I am seeing lots of errors like the following when running a Spark job on Google Dataproc while the program tries to access a file in the attached HDFS (yes, I am in bioinformatics, if that matters):
Caused by:
org.apache.hadoop.hdfs.BlockMissingException:
Could not obtain block:
BP-605637428-10.128.0.34-1564425505397:blk_1073741871_1047
file=/reference/Homo_sapiens_assembly38.fasta
When I parsed the log, the exceptions are repeatedly complaining about accessing 4~5 blocks. That file is ~3GB and block size on the HDFS is set to ~138MB.
Then I went to hadoop fsck /reference/Homo_sapiens_assembly38.fasta
, and got the following
.Status: HEALTHY
Total size: 3249912778 B
Total dirs: 0
Total files: 1
Total symlinks: 0
Total blocks (validated): 25 (avg. block size 129996511 B)
Minimally replicated blocks: 25 (100.0 %)

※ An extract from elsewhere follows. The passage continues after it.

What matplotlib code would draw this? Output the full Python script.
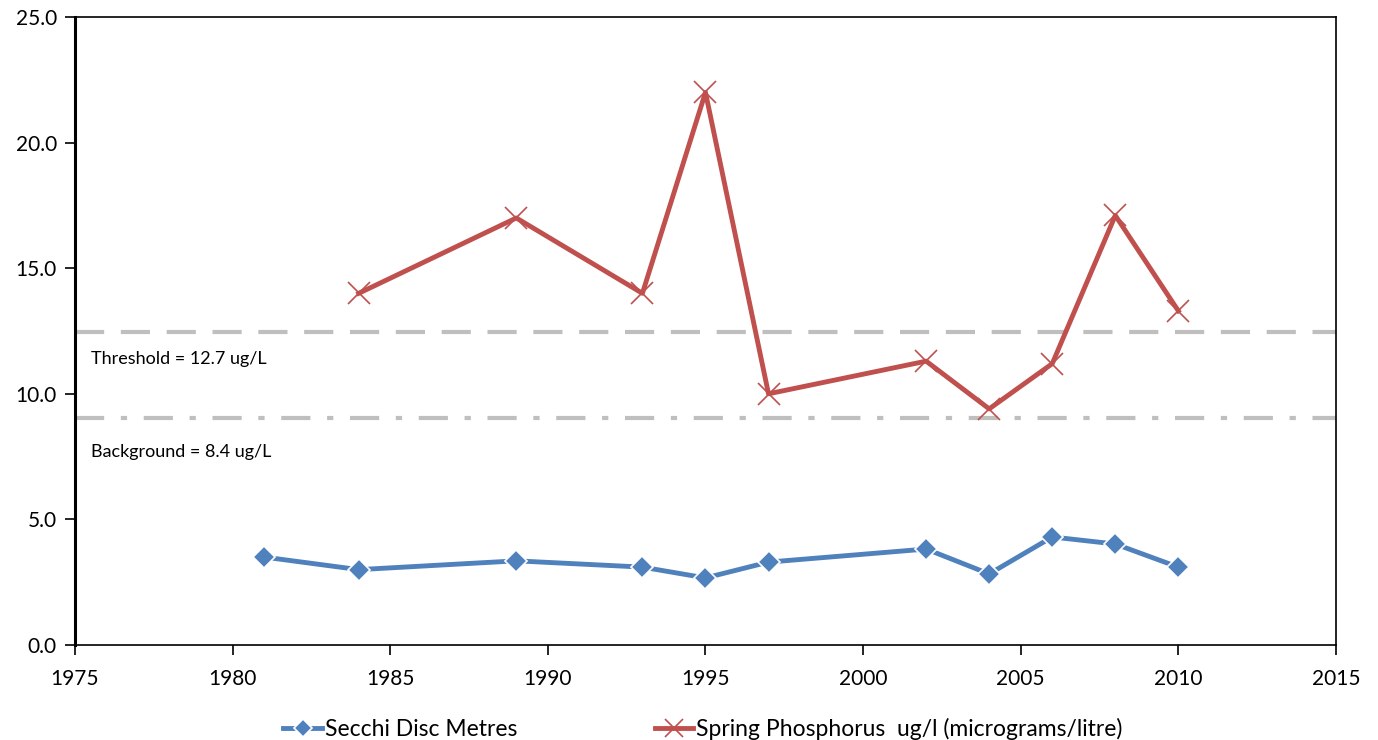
import matplotlib.pyplot as plt
import numpy as np

# values
SECCHI_YEARS = [1981, 1984, 1989, 1993, 1995, 1997, 2002, 2004, 2006, 2008, 2010]
SECCHI_M = [3.5, 3.0, 3.35, 3.1, 2.67, 3.3, 3.82, 2.83, 4.3, 4.02, 3.1]

PHOS_YEARS = [1984, 1989, 1993, 1995, 1997, 2002, 2004, 2006, 2008, 2010]
PHOS_UGL = [14.0, 17.0, 14.0, 22.0, 10.0, 11.3, 9.4, 11.2, 17.1, 13.3]

THRESHOLD = 12.45
BACKGROUND = 9.05
THRESHOLD_LABEL = "Threshold = 12.7 ug/L"
BACKGROUND_LABEL = "Background = 8.4 ug/L"

BLUE = "#4F81BD"
RED = "#C0504D"
GREY = "#BFBFBF"


def main() -> None:
    plt.rcParams.update({"font.family": ["Lato", "DejaVu Sans"], "font.size": 15})

    fig = plt.figure(figsize=(13.78, 7.40), dpi=100)
    ax = fig.add_axes([0.0544, 0.1284, 0.9151, 0.8486])

    ax.axhline(THRESHOLD, color=GREY, lw=3, dashes=(7, 4), zorder=1)
    ax.axhline(BACKGROUND, color=GREY, lw=3, dashes=(7, 4, 1.5, 4), zorder=1)
    ax.text(1975.5, 11.4, THRESHOLD_LABEL, fontsize=13, va="center")
    ax.text(1975.5, 7.7, BACKGROUND_LABEL, fontsize=13, va="center")

    ax.plot(SECCHI_YEARS, SECCHI_M, color=BLUE, lw=3.5, marker="D", ms=11,
            mfc=BLUE, mec="white", mew=1.2, label="Secchi Disc Metres", zorder=3)
    ax.plot(PHOS_YEARS, PHOS_UGL, color=RED, lw=3.5, marker="x", ms=16,
            mec=RED, mew=1.2, label="Spring Phosphorus  ug/l (micrograms/litre)", zorder=3)

    ax.set_xlim(1975, 2015)
    ax.set_ylim(0, 25)
    ax.set_xticks(np.arange(1975, 2016, 5))
    ax.set_yticks(np.arange(0, 25.1, 5))
    ax.set_yticklabels([f"{v:.1f}" for v in np.arange(0, 25.1, 5)])
    ax.tick_params(direction="out", length=7, width=1.2, pad=6)
    ax.tick_params(axis="x", pad=10)

    for side in ["top", "right", "bottom"]:
        ax.spines[side].set_linewidth(1.2)
    ax.spines["left"].set_linewidth(2.2)

    fig.legend(loc="lower center", bbox_to_anchor=(0.51, -0.028), ncol=2,
               frameon=False, fontsize=16.5, columnspacing=6, handlelength=1.7,
               handletextpad=0.1, markerscale=0.85)

    fig.savefig("out.png", dpi=100, facecolor="white")
    plt.close(fig)


if __name__ == "__main__":
    main()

Over-replicated blocks: 0 (0.0 %)
Under-replicated blocks: 0 (0.0 %)
Mis-replicated blocks: 0 (0.0 %)
Default replication factor: 2
Average block replication: 2.0
Corrupt blocks: 0
Missing replicas: 0 (0.0 %)
Number of data-nodes: 8
Number of racks: 1
I also tried setting dfs.client.use.datanode.hostname
to true
when creating the dataproc cluster as indicated here and here, but no success either.
I am also planning to increase the dfs.replication
to 3 from the Dataproc default 2, but Google says this so I am not sure yet if that'll impact the performance.
Any one has idea about what is happening?